The resolution introduced by Rep. Andy Levin would address that by finishing a process the House began more than a quarter-century ago. When lawmakers passed the Congressional Accountability Act in 1995, they essentially removed a legislative branch exception to numerous federal statutes, including labor laws. But the House never took the final step of approving regulations issued by the Office of Compliance, now the Office of Congressional Workplace Rights.  

If Levin’s resolution is adopted, it would free nearly 9,100 House staffers to form unions if they chose. On the Senate side, staffers would have to wait until their chamber took its own action.

Levin said he was thrilled the measure would be called up, though he didn’t know exactly which day that would happen. 

“Getting the right to bargain collectively is just the beginning, not the end,” the Michigan Democrat said. 

Staffers would still face limits on what they could negotiate on benefits and wages, he said, unless new legislation changing those stipulations were passed.

Either way, the union organizers have already succeeded in getting through to House leadership, said Joshua McCrain, a political science professor at the University of Utah. 

“The ability to come together around one big point … this is the first time this has happened in a long time at the staff level,” he said.

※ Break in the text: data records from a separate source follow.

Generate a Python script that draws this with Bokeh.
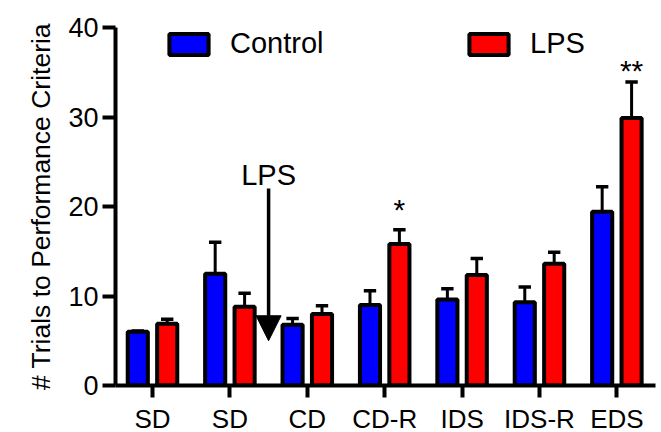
from bokeh.plotting import figure
from bokeh.models import (Range1d, FixedTicker, Legend, LegendItem, Arrow, NormalHead, Label,
                          ColumnDataSource, Title)
from bokeh.embed import file_html
from bokeh.resources import INLINE
from bokeh.core.properties import value

categories = ["SD", "SD", "CD", "CD-R", "IDS", "IDS-R", "EDS"]
control_mean = [6.0, 12.5, 6.8, 9.0, 9.6, 9.3, 19.4]
control_err = [0.1, 3.5, 0.7, 1.6, 1.2, 1.7, 2.8]
lps_mean = [6.9, 8.8, 8.0, 15.8, 12.35, 13.6, 29.9]
lps_err = [0.5, 1.5, 0.9, 1.6, 1.85, 1.3, 4.0]
sig_index = [3, 6]
sig_text = ["*", "**"]
sig_y = [19.65, 35.15]
y_ticks = [0, 10, 20, 30, 40]
y_title = "# Trials to Performance Criteria"
arrow_label = "LPS"
arrow_x = 1.5
arrow_from = 22.0
arrow_to = 5.0

FONT = "Liberation Sans"
OFF = 0.19
BW = 0.26
CAP = 0.08

xs = list(range(len(categories)))

p = figure(frame_width=540, frame_height=358, min_border_left=115, min_border_top=27,
           min_border_right=5, min_border_bottom=44,
           x_range=Range1d(-0.478, 6.499), y_range=Range1d(0, 40),
           output_backend="svg", toolbar_location=None)
p.outline_line_color = None
p.xgrid.visible = False
p.ygrid.visible = False
p.background_fill_color = "white"

def group(offset, means, errs, color):
    x = [i + offset for i in xs]
    tops = [m + e for m, e in zip(means, errs)]
    src = ColumnDataSource(dict(x=x, m=means, t=tops,
                                x0=[v - CAP for v in x], x1=[v + CAP for v in x]))
    p.segment(x0="x", y0="m", x1="x", y1="t", source=src, line_color="black", line_width=3)
    p.segment(x0="x0", y0="t", x1="x1", y1="t", source=src, line_color="black", line_width=3.5)
    r = p.vbar(x="x", top="m", bottom=0, width=BW, source=src, fill_color=color,
               line_color="black", line_width=4)
    return r

r_ctrl = group(-OFF, control_mean, control_err, "#0000FF")
r_lps = group(OFF, lps_mean, lps_err, "#FF0000")

# significance marks
sig_src = ColumnDataSource(dict(x=[xs[i] + OFF for i in sig_index], y=sig_y, t=sig_text))
p.text(x="x", y="y", text="t", source=sig_src, text_align="center", text_baseline="middle",
       text_font=value(FONT), text_font_size="30px", text_color="black")

# LPS arrow
p.add_layout(Arrow(end=NormalHead(size=25, fill_color="black", line_color="black"),
                   x_start=arrow_x, y_start=arrow_from, x_end=arrow_x, y_end=arrow_to,
                   line_width=3.5, line_color="black"))
p.add_layout(Label(x=arrow_x, y=arrow_from, text=arrow_label, text_align="center",
                   text_baseline="middle", text_font=FONT, text_font_size="29px",
                   text_color="black", y_offset=14))

# y-axis title as a side title
p.add_layout(Title(text=y_title, align="center", offset=-13, standoff=20,
                   text_font=FONT, text_font_size="26.5px", text_font_style="normal",
                   text_color="black"), "left")

# axes
p.xaxis.ticker = FixedTicker(ticks=xs)
p.xaxis.major_label_overrides = {i: c for i, c in zip(xs, categories)}
p.yaxis.ticker = FixedTicker(ticks=y_ticks)
for ax in (p.xaxis[0], p.yaxis[0]):
    ax.axis_line_width = 4
    ax.axis_line_color = "black"
    ax.major_tick_line_width = 4
    ax.major_tick_line_color = "black"
    ax.minor_tick_line_color = None
    ax.major_tick_in = 0
    ax.major_label_text_font = FONT
    ax.major_label_text_color = "black"
p.xaxis.major_tick_out = 12
p.yaxis.major_tick_out = 13
p.xaxis.major_label_text_font_size = "26px"
p.yaxis.major_label_text_font_size = "27px"
p.xaxis.major_label_standoff = 6
p.yaxis.major_label_standoff = 4

def add_legend(label, r, x, y):
    lg = Legend(items=[LegendItem(label=label, renderers=[r])], location=(x, y),
                glyph_width=49, glyph_height=26, label_standoff=17,
                label_text_font=FONT, label_text_font_size="29px", label_text_color="black",
                padding=0, margin=0, border_line_color=None, background_fill_alpha=0,
                label_height=26)
    p.add_layout(lg)

add_legend("Control", r_ctrl, 49, 325)
add_legend("LPS", r_lps, 349, 325)

open("out.html", "w").write(file_html(p, INLINE))
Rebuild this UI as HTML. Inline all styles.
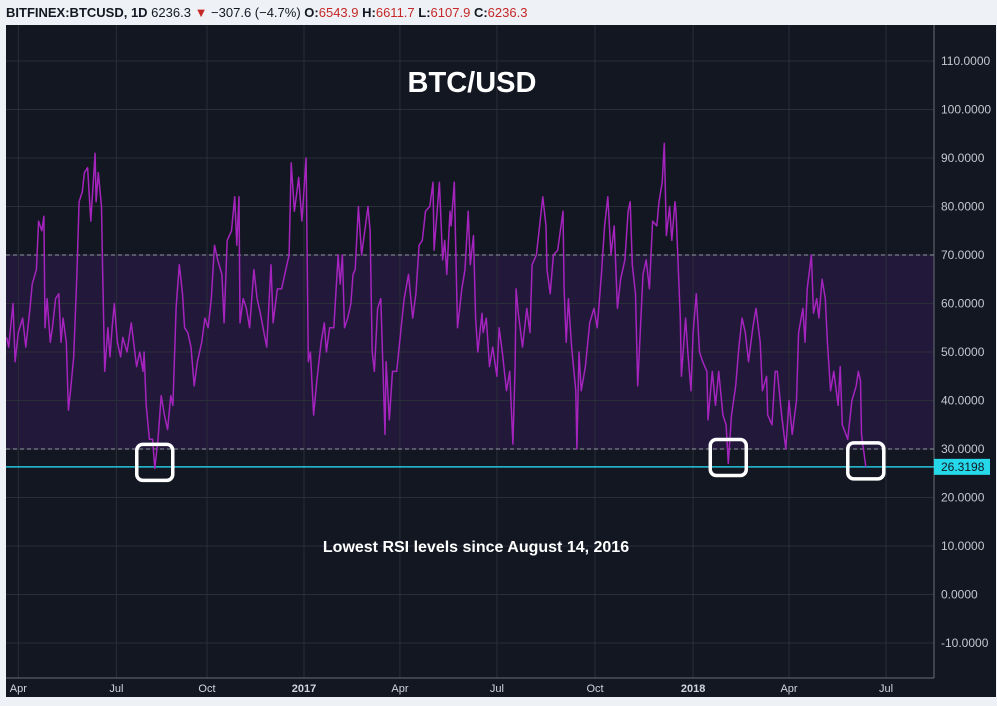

Members of Congress have broad autonomy over what decisions get made in their offices on everything from employee pay to office supplies. But a group like the CWU, where workers can come together to discuss their problems, can be a powerful force.

“It’s a really big collective action problem that is in Congress particularly difficult to solve,” he said. “The unionization effort has made it easier for staffers to realize that everybody’s having the same set of problems.”